その本因坊秀哉名人とぼくは、ただの一度も親しく逢うこともなくすごした。五尺にも満たぬ身体のどこにあのような烈しい闘いを支える魂がひそんでいるのか、時たま、日本棋院の玄関や編集室で見かけるひよろひよろの老人に目を見張る思いであつた。

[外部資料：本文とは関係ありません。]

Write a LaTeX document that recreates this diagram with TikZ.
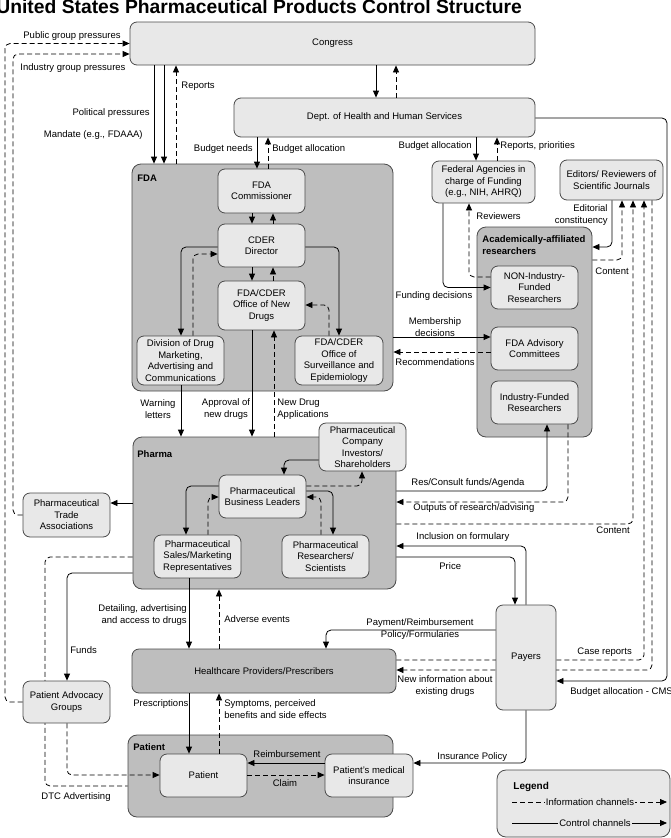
\documentclass[tikz,border=0pt]{standalone}
\usepackage{fontspec}
\setmainfont{Liberation Sans}
\usetikzlibrary{arrows.meta}
\definecolor{boxgray}{HTML}{E8E8E8}
\definecolor{groupgray}{HTML}{BEBEBE}
\definecolor{edgegray}{HTML}{4A4A4A}

\begin{document}
\begin{tikzpicture}[x=1pt, y=-1pt, >={Triangle[length=7pt,width=6pt]}, line width=0.8pt,
        every node/.style={font=\fontsize{9.5}{11.5}\selectfont, inner sep=1pt},
        box/.style={draw=edgegray, fill=boxgray, rounded corners=7pt, align=center},
        group/.style={draw=edgegray, fill=groupgray, rounded corners=9pt},
        wh/.style 2 args={minimum width=#1pt, minimum height=#2pt},
        ctrl/.style={->, rounded corners=5pt},
        info/.style={->, dash pattern=on 5pt off 3pt, rounded corners=5pt},
        lbl/.style={align=center},
        grouplbl/.style={anchor=west, font=\fontsize{9.5}{11.5}\selectfont\bfseries, align=left}]
    \useasboundingbox (0,0) rectangle (671,838);
    \node[anchor=base west, font=\fontsize{19.3}{22}\selectfont\bfseries, inner sep=0pt] (title) at (-4,13)
        {United States Pharmaceutical Products Control Structure};

    % containers
    \node[group, wh={261}{227}] (fda) at (262.5,277.5) {};
    \node[group, wh={115}{210}] (acad) at (534.5,332) {};
    \node[group, wh={263}{152}] (pharma) at (264.5,513) {};
    \node[group, wh={265}{82}] (patgrp) at (260.5,776) {};
    \node[grouplbl] (fdalbl) at (136,178) {FDA};
    \node[grouplbl] (acadlbl) at (481,245) {Academically-affiliated\\researchers};
    \node[grouplbl] (pharmalbl) at (136,454) {Pharma};
    \node[grouplbl] (patlbl) at (132,747) {Patient};

    % boxes
    \node[box, wh={405}{43}] (congress) at (332.5,43.5) {Congress};
    \node[box, wh={301}{39}] (hhs) at (384.5,117.5) {Dept. of Health and Human Services};
    \node[box, wh={87}{44}] (comm) at (261.5,191) {FDA\\Commissioner};
    \node[box, wh={87}{43}] (cder) at (261.5,245.5) {CDER\\Director};
    \node[box, wh={87}{49}] (ond) at (261.5,305.5) {FDA/CDER\\Office of New\\Drugs};
    \node[box, wh={87}{49}] (div) at (180.5,360.5) {Division of Drug\\Marketing,\\Advertising and\\Communications};
    \node[box, wh={88}{49}] (ose) at (339,360.5) {FDA/CDER\\Office of\\Surveillance and\\Epidemiology};
    \node[box, wh={103}{42}] (fed) at (483.5,182) {Federal Agencies in\\charge of Funding\\(e.g., NIH, AHRQ)};
    \node[box, wh={103}{40}] (editors) at (611.5,180) {Editors/ Reviewers of\\Scientific Journals};
    \node[box, wh={87}{43}] (nonind) at (534.5,287.5) {NON-Industry-\\Funded\\Researchers};
    \node[box, wh={87}{43}] (adv) at (534.5,348.5) {FDA Advisory\\Committees};
    \node[box, wh={87}{43}] (indf) at (534.5,402.5) {Industry-Funded\\Researchers};
    \node[box, wh={87}{48}] (invest) at (362.5,447) {Pharmaceutical\\Company\\Investors/\\Shareholders};
    \node[box, wh={87}{43}] (bl) at (262.5,496.5) {Pharmaceutical\\Business Leaders};
    \node[box, wh={87}{43}] (sales) at (197.5,556.5) {Pharmaceutical\\Sales/Marketing\\Representatives};
    \node[box, wh={87}{43}] (res) at (325.5,556.5) {Pharmaceutical\\Researchers/\\Scientists};
    \node[box, wh={87}{44}] (trade) at (66.5,515) {Pharmaceutical\\Trade\\Associations};
    \node[box, fill=groupgray, wh={264}{44}] (hcp) at (264,671) {Healthcare Providers/Prescribers};
    \node[box, wh={87}{43}] (patient) at (203.5,775.5) {Patient};
    \node[box, wh={88}{43}] (insur) at (369,775.5) {Patient’s medical\\insurance};

    % lines that run behind payers and advocacy groups
    \draw[info] (hcp.east |- 0,660) -| (editors.south -| 644,0);
    \draw[info] (editors.south -| 652,0) |- (hcp.east |- 0,670);
    \draw[info, -] (pharma.west |- 0,557) -| (45,786) -- (patgrp.west |- 0,786);
    \node[box, wh={60}{105}] (payers) at (526,657.5) {Payers};
    \node[box, wh={87}{42}] (advoc) at (66.5,702) {Patient Advocacy\\Groups};

    % congress and hhs
    \draw[info] (advoc.west) -| (5,43.5) -- (congress.west);
    \draw[info] (trade.west) -| (13,54) -- (congress.west |- 0,54);
    \draw[ctrl] (congress.south -| 154,0) -- (fda.north -| 154,0);
    \draw[ctrl] (congress.south -| 164,0) -- (fda.north -| 164,0);
    \draw[info] (fda.north -| 176,0) -- (congress.south -| 176,0);
    \draw[ctrl] (congress.south -| 376,0) -- (hhs.north -| 376,0);
    \draw[info] (hhs.north -| 396,0) -- (congress.south -| 396,0);
    \draw[ctrl] (hhs.south -| 257,0) -- (comm.north -| 257,0);
    \draw[info] (comm.north -| 268,0) -- (hhs.south -| 268,0);
    \draw[ctrl] (hhs.south -| 476,0) -- (fed.north -| 476,0);
    \draw[info] (fed.north -| 497,0) -- (hhs.south -| 497,0);
    \draw[ctrl] (hhs.east |- 0,118) -| (667,681) -- (payers.east |- 0,681);

    % inside fda
    \draw[ctrl] (comm.south -| 252,0) -- (cder.north -| 252,0);
    \draw[info] (cder.north -| 273,0) -- (comm.south -| 273,0);
    \draw[ctrl] (cder.south -| 252,0) -- (ond.north -| 252,0);
    \draw[info] (ond.north -| 273,0) -- (cder.south -| 273,0);
    \draw[ctrl] (cder.west |- 0,247) -| (div.north -| 181,0);
    \draw[info] (div.north -| 193,0) |- (cder.west |- 0,254);
    \draw[ctrl] (cder.east |- 0,247) -| (ose.north);
    \draw[info] (ose.north -| 329,0) |- (ond.east |- 0,305);
    \draw[ctrl] (div.south -| 181,0) -- (pharma.north -| 181,0);
    \draw[ctrl] (ond.south -| 252,0) -- (pharma.north -| 252,0);
    \draw[info] (pharma.north -| 274,0) -- (ond.south -| 274,0);

    % researchers and journals
    \draw[ctrl] (fed.south -| 443,0) |- (nonind.west);
    \draw[info] (nonind.west |- 0,277) -| (fed.south -| 469,0);
    \draw[ctrl] (fda.east |- 0,337) -- (adv.west |- 0,337);
    \draw[info] (adv.west |- 0,352) -- (fda.east |- 0,352);
    \draw[ctrl] (editors.south -| 612,0) |- (acad.east |- 0,247);
    \draw[info] (acad.east |- 0,260) -| (editors.south -| 622,0);
    \draw[info] (pharma.east |- 0,524) -| (editors.south -| 633,0);
    \draw[ctrl] (pharma.east |- 0,491) -| (indf.south -| 547,0);
    \draw[info] (indf.south -| 568,0) |- (pharma.east |- 0,502);

    % payers
    \draw[ctrl] (payers.north -| 526,0) |- (pharma.east |- 0,546);
    \draw[ctrl] (pharma.east |- 0,557) -| (payers.north -| 515,0);
    \draw[ctrl] (payers.west |- 0,630) -| (hcp.north -| 326,0);
    \draw[ctrl] (payers.south -| 526,0) |- (insur.east |- 0,763);

    % inside pharma
    \draw[ctrl] (invest.west |- 0,460) -| (bl.north -| 284,0);
    \draw[info] (bl.east |- 0,486) -| (invest.south -| 362,0);
    \draw[ctrl] (bl.west |- 0,486) -| (sales.north -| 186,0);
    \draw[info] (sales.north -| 208,0) |- (bl.west |- 0,497);
    \draw[ctrl] (bl.east |- 0,491) -| (res.north -| 333,0);
    \draw[info] (res.north -| 321,0) |- (bl.east |- 0,497);
    \draw[ctrl] (pharma.west |- 0,503) -- (trade.east |- 0,503);
    \draw[ctrl] (pharma.west |- 0,573) -| (advoc.north -| 67,0);

    % providers and patient
    \draw[ctrl] (sales.south -| 189,0) -- (hcp.north -| 189,0);
    \draw[info] (hcp.north -| 219,0) -- (pharma.south -| 219,0);
    \draw[ctrl] (hcp.south -| 189,0) -- (patient.north -| 189,0);
    \draw[info] (patient.north -| 219,0) -- (hcp.south -| 219,0);
    \draw[info] (advoc.south -| 67,0) |- (patient.west |- 0,775);
    \draw[ctrl] (insur.west |- 0,763) -- (patient.east |- 0,763);
    \draw[info] (patient.east |- 0,775) -- (insur.west |- 0,775);

    % labels
    \node[anchor=west] (l-public) at (22,36) {Public group pressures};
    \node[anchor=west] (l-industry) at (19,68) {Industry group pressures};
    \node[anchor=east] (l-political) at (151,113) {Political pressures};
    \node[anchor=east] (l-mandate) at (144,135) {Mandate (e.g., FDAAA)};
    \node[anchor=west] (l-reports) at (180,86) {Reports};
    \node[anchor=east] (l-needs) at (254,149) {Budget needs};
    \node[anchor=west] (l-alloc) at (271,149) {Budget allocation};
    \node[anchor=east] (l-fedalloc) at (473,146) {Budget allocation};
    \node[anchor=west] (l-prior) at (499,146) {Reports, priorities};
    \node[lbl] (l-warning) at (158,409) {Warning\\letters};
    \node[lbl] (l-approval) at (226,409) {Approval of\\new drugs};
    \node[anchor=west, align=left] (l-nda) at (276,409) {New Drug\\Applications};
    \node[anchor=west] (l-reviewers) at (475,216) {Reviewers};
    \node[lbl] (l-funding) at (434,296) {Funding decisions};
    \node[lbl] (l-member) at (435,327) {Membership\\decisions};
    \node[anchor=west] (l-recomm) at (394,362) {Recommendations};
    \node[anchor=east, align=right] (l-editorial) at (609,215) {Editorial\\constituency};
    \node[anchor=west] (l-content) at (594,271) {Content};
    \node[anchor=west] (l-resfunds) at (410,483) {Res/Consult funds/Agenda};
    \node[anchor=west] (l-outputs) at (412,508) {Outputs of research/advising};
    \node[anchor=west] (l-content2) at (595,530) {Content};
    \node[anchor=west] (l-inclusion) at (415,537) {Inclusion on formulary};
    \node[anchor=west] (l-price) at (438,566) {Price};
    \node[lbl] (l-payment) at (420,629) {Payment/Reimbursement\\Policy/Formularies};
    \node[anchor=west] (l-case) at (576,652) {Case reports};
    \node[lbl] (l-newinfo) at (445,686) {New information about\\existing drugs};
    \node[anchor=west] (l-cms) at (569,692) {Budget allocation - CMS};
    \node[anchor=west] (l-inspol) at (436,757) {Insurance Policy};
    \node[anchor=east, align=right] (l-detail) at (188,615) {Detailing, advertising\\and access to drugs};
    \node[anchor=west] (l-adverse) at (223,619) {Adverse events};
    \node[anchor=west] (l-funds) at (69,650) {Funds};
    \node[anchor=west] (l-prescr) at (132,704) {Prescriptions};
    \node[anchor=west, align=left] (l-symptoms) at (223,709) {Symptoms, perceived\\benefits and side effects};
    \node[lbl] (l-reimb) at (287,754) {Reimbursement};
    \node[lbl] (l-claim) at (285,783) {Claim};
    \node[anchor=west] (l-dtc) at (40,797) {DTC Advertising};

    % legend
    \node[box, wh={173}{67}, rounded corners=9pt] (legend) at (583.5,803.5) {};
    \node[anchor=west, font=\fontsize{10}{12}\selectfont\bfseries] (legtitle) at (512,787) {Legend};
    \coordinate (inf-a) at (512,802);
    \coordinate (inf-b) at (667,802);
    \coordinate (ctl-a) at (512,823);
    \coordinate (ctl-b) at (667,823);
    \draw[info] (inf-a) -- (inf-b);
    \node[fill=boxgray] (leginfo) at (590,802) {Information channels};
    \draw[ctrl] (ctl-a) -- (ctl-b);
    \node[fill=boxgray] (legctrl) at (595,823) {Control channels};
\end{tikzpicture}
\end{document}
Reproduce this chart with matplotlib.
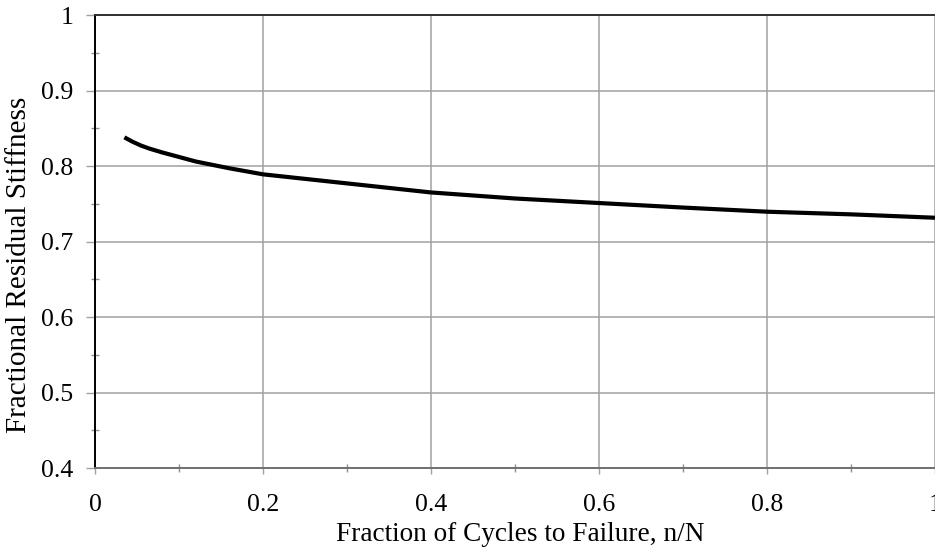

碁という一筋の道に、なにもかも打ちこんで生きた名人の面影を伝える話がある。
ある年の秋、生前本因坊秀哉は京都を愛し、たびたび、川端丸太町の吉田操子の家の客になつた。そのころもいまも、日本中で吉田塾ほど居心地のよい家は珍らしいが、本因坊名人はことに吉田操子さんと親しかつた。そのころのある年の秋、吉田さんの家にはいつでも、多勢の学生が遊びに来ていたものだ。藤田梧郎、島田拓爾、垣内良三、みんなぼくと同じころ京都帝大に学んで、碁を習つているのか、学校へ出ているのか、けじめがつかない連中ばかりだ。それに専門棋士の染谷たちも交つていたのだろう。がやがや集まつて、だれかの打碁を調べていた。専門棋士の対局ではなくアマチユアの碁だつた。ところで中盤の一手が難かしくて、ああでもない、こうでもないと、さかんにつつついているとき、ひよろりと人影が射した。本因坊名人だつた。それで、仲間の一人が「本因坊先生、ここ、どう打てばいいのですか」とたずねた。無口な名人は碁盤の前に坐つて「どれ、どれ」といつた様子で碁盤を眺め初めた。十分たつた、二十分たつた。本因坊名人が坐つているので、はたでがやがや喋舌つていた連中は、本因坊さんがなんというのか、それを待つて黙つていた。ところが、いつまで経つても黙つてタバコを吹かしているので、しびれを切らした連中は、なんとなく立ち上つて、その碁盤のお守りを本因坊名人にまかして、外へ出た。
出ればきまつてそのころは、三条河原町まで往復ぶらぶら歩いて一時間の散歩に行くのがおきまりだつた。お茶ぐらいは呑んだことだろう。歩き疲れ、喋舌り疲れて、さて川端の家に帰つてくると、みんなはおどろいてしまつた。夕闇の迫つた庭のほの明りに向いて、本因坊名人はさつきのまま端然と碁盤に座つて、つくねんと考えに耽つているのだ。それこそ、おどろいてしまつた藤田梧郎は、ずつとそばによつて、かしこまつて「本因坊先生、ここはどうなんでしようか」と改めてたずねると、名人は、タバコの煙を静かにくゆらせながら、ぽつつと「はてね」と唸つたまま、黙々とその碁の読みに耽けつていたという。